KenjiTakahashi commented 7 years ago

@isagalaev any plans for getting this in?

rtobar commented 7 years ago

pinging again

isagalaev commented 7 years ago

Sorry, I'm trying to find time to merge it and release a new version. I thought I'd be able to do it during PyCon past weekend but didn't get around…

rtobar commented 7 years ago

Just the usual ping...

KenjiTakahashi commented 6 years ago

It's been some time again, hasn't it :-)?

wichert commented 5 years ago

@isagalaev Yearly ping - is there a chance you can take a look at this again and hopefully merge it?

isagalaev commented 5 years ago

Hey everyone. I lost track of things happening here a while ago and don't remember why I didn't merge it in the first place. It's also unlikely I'll find time to get back to it any time soon. As far as I understand, @rtobar fork is alive and well, so I recommend everyone just use it.
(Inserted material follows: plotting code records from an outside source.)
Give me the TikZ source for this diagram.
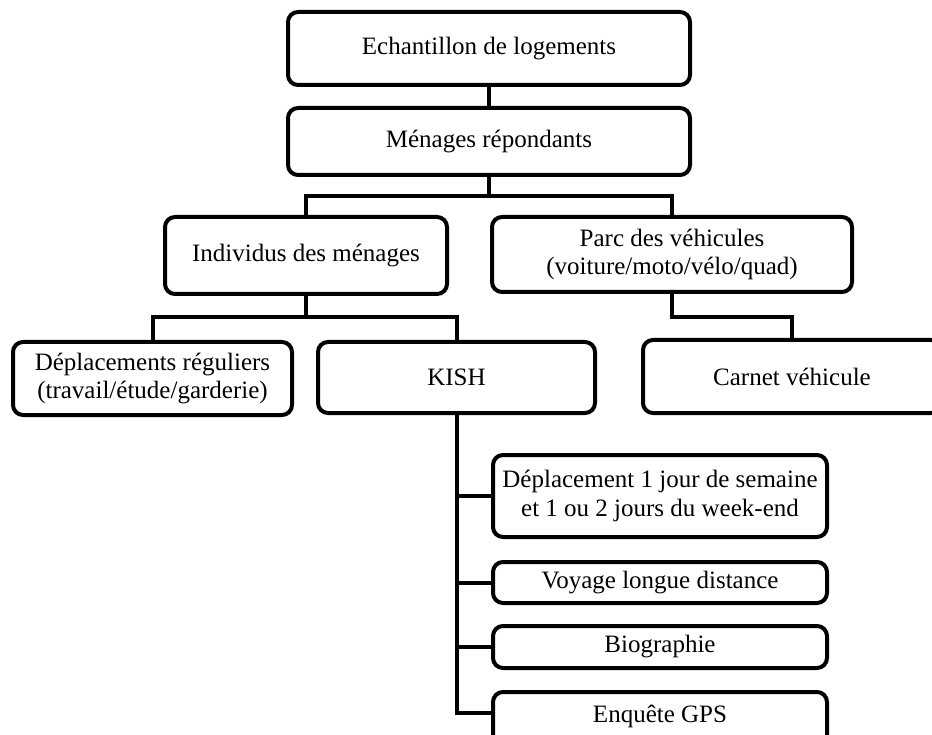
\documentclass[tikz,border=0pt]{standalone}
\usepackage{fontspec}
\setmainfont{Liberation Serif}
\newcommand\boxfont{\fontsize{25}{28.5}\selectfont}
\tikzset{
  orgbox/.style={draw=black, line width=4pt, rounded corners=10pt, inner sep=0pt,
    align=center, font=\boxfont, fill=white},
  conn/.style={draw=black, line width=4pt, line join=miter}
}
\begin{document}
\begin{tikzpicture}[x=1pt,y=-1pt]
\clip (0,0) rectangle (932,735);
\fill[white] (0,0) rectangle (932,735);

\node[orgbox, minimum width=402pt, minimum height=73pt] (b1) at (489,48.5) {Echantillon de logements};
\node[orgbox, minimum width=402pt, minimum height=67pt] (b2) at (489,141.5) {Ménages répondants};
\node[orgbox, minimum width=282pt, minimum height=77pt] (ind) at (306,255.5) {Individus des ménages};
\node[orgbox, minimum width=360pt, minimum height=75pt] (parc) at (672,254.5) {Parc des véhicules\\(voiture/moto/vélo/quad)};
\node[orgbox, minimum width=279pt, minimum height=73pt] (dr) at (152.5,378.5) {Déplacements réguliers\\(travail/étude/garderie)};
\node[orgbox, minimum width=277pt, minimum height=71pt] (kish) at (456.5,377.5) {KISH};
\node[orgbox, minimum width=298pt, minimum height=73pt] (carnet) at (792,376.5) {Carnet véhicule};
\node[orgbox, minimum width=334pt, minimum height=82pt] (d1) at (660,496) {Déplacement 1 jour de semaine\\et 1 ou 2 jours du week-end};
\node[orgbox, minimum width=334pt, minimum height=41pt] (voy) at (660,582.5) {Voyage longue distance};
\node[orgbox, minimum width=334pt, minimum height=42pt] (bio) at (660,647) {Biographie};
\node[orgbox, minimum width=334pt, minimum height=56pt, text depth=12pt] (gps) at (660,720) {Enquête GPS};

\coordinate (j1) at (0,196);
\coordinate (j2) at (0,317);
\coordinate (k4) at (456.5,713);

\draw[conn] (b1.south) -- (b2.north);
\draw[conn] (b2.south) -- (b2.south |- j1);
\draw[conn] (ind.north) -- (ind.north |- j1) -- (parc.north |- j1) -- (parc.north);
\draw[conn] (ind.south) -- (ind.south |- j2);
\draw[conn] (dr.north) -- (dr.north |- j2) -- (kish.north |- j2) -- (kish.north);
\draw[conn] (parc.south) -- (parc.south |- j2) -- (carnet.north |- j2) -- (carnet.north);
\draw[conn] (kish.south) -- (k4) -- (gps.west |- k4);
\draw[conn] (d1.west) -- (d1.west -| k4);
\draw[conn] (voy.west) -- (voy.west -| k4);
\draw[conn] (bio.west) -- (bio.west -| k4);
\end{tikzpicture}
\end{document}
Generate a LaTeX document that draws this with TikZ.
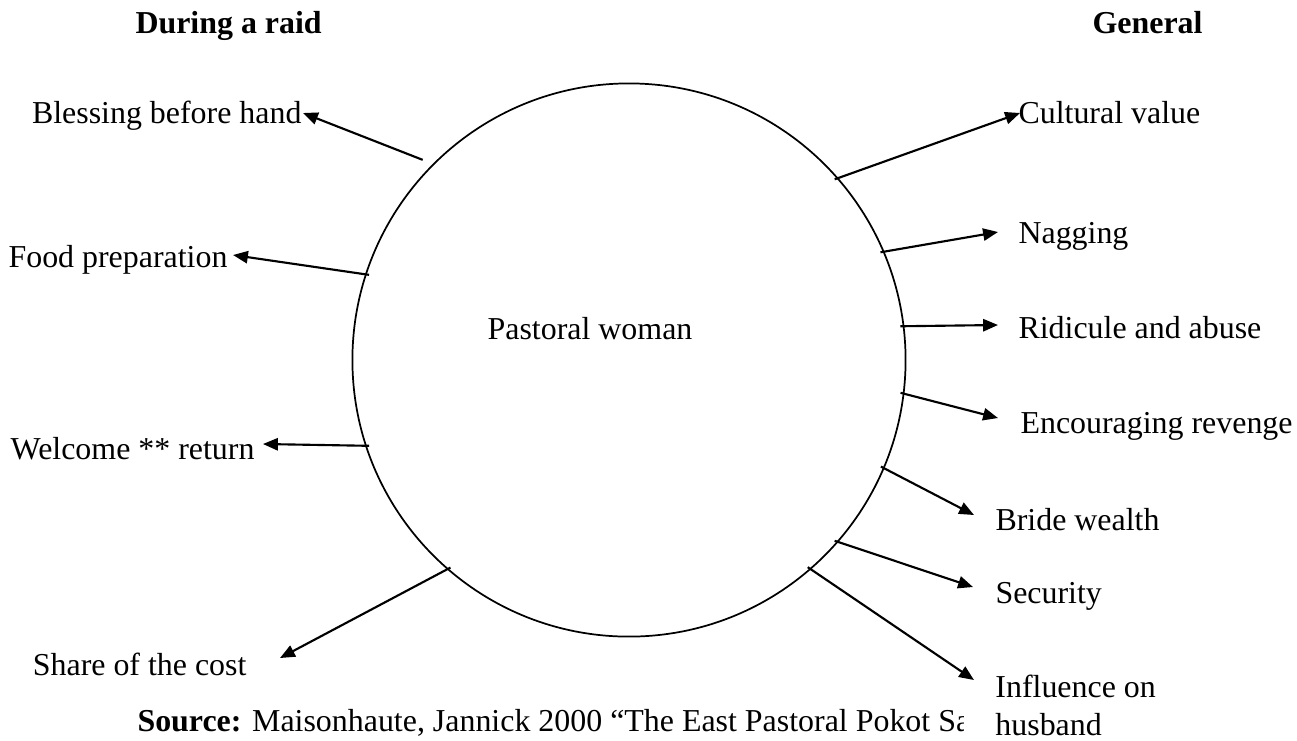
\documentclass[tikz,border=0pt]{standalone}
\usepackage{fontspec}
\setmainfont{Liberation Serif}
\usetikzlibrary{arrows.meta}

\begin{document}
\begin{tikzpicture}[x=0.376pt,y=-0.376pt,
    font=\fontsize{12}{14}\selectfont,
    lbl/.style={inner sep=0pt},
    arr/.style={line width=0.8pt,-{Triangle[length=5.6pt,width=4.6pt]}}]
\useasboundingbox (0,0) rectangle (1297,740);

\node (ring) at (629,360)[circle,draw,line width=0.65pt,minimum size=208pt,inner sep=0pt]{};
\node (woman) at (590,339)[lbl,anchor=base]{Pastoral woman};

\node (raid) at (135,33)[lbl,anchor=base west]{\textbf{During a raid}};
\node (general) at (1203,33)[lbl,anchor=base east]{\textbf{General}};

% during a raid
\foreach \a/\s/\x/\y/\dx/\dy/\n/\t in {135.3/4.1/302/123/1/-10/bless/Blessing before hand,
    162.4/-1.5/228/267/5/-12/food/Food preparation,
    -162.7/-1.5/255/459/8/-15/welcome/Welcome ** return,
    -131.6/-1.5/247/675/33/-17/share/Share of the cost}
{
    \node (\n) at (\x,\y)[lbl,anchor=base east]{\t};
    \draw[arr,shorten <=\s pt] (ring.\a) -- ([shift={(\dx,\dy)}]\n.base east);
}

% general
\foreach \a/\x/\y/\dx/\dy/\n/\t in {41.7/1018/123/2/-10/cult/Cultural value,
    23.3/1018/243/-20/-11/nag/Nagging,
    7.3/1018/338/-20/-13/rid/Ridicule and abuse,
    -7.7/1020/433/-22/-15/rev/Encouraging revenge,
    -23.4/995/530/-21/-15/bride/Bride wealth,
    -41.7/995/603/-22/-16/sec/Security}
{
    \node (\n) at (\x,\y)[lbl,anchor=base west]{\t};
    \draw[arr,shorten <=-1.5pt] (ring.\a) -- ([shift={(\dx,\dy)}]\n.base west);
}

\node (source) at (137,731)[lbl,anchor=base west]{\textbf{Source:} Maisonhaute, Jannick 2000 “The East Pastoral Pokot Sa};
\node (infl) at (963,735)[lbl,fill=white,inner xsep=12pt,anchor=base west,align=left]{Influence on\\husband};
\draw[arr,shorten <=-1.5pt] (ring.-49) -- ([shift={(11,-55)}]infl.base west);

\end{tikzpicture}
\end{document}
(I'll close the ticket to avoid confusion, but feel free to continue conversation if needed.)

wichert commented 5 years ago

@isagalaev Assuming @rtobar is interested, would you be willing to give him PyPi privileges to make new releases?

rtobar commented 5 years ago

Sure, I wouldn't mind on my side. My user in PyPI is rtobar too.

isagalaev commented 5 years ago

@rtobar hey! Added you on PyPI as an owner. I can't seem to remove myself, so feel free to either leave me there for precaution or take it over completely.

rtobar commented 5 years ago

Thanks Ivan! I already exercised this and uploaded a new 2.4 version of ijson to PyPI, including binary wheels for the main x64 linux/macos.

isagalaev commented 5 years ago

Yay! Glad not to be a bottleneck anymore! And thanks to @wichert for kicking me in the right direction.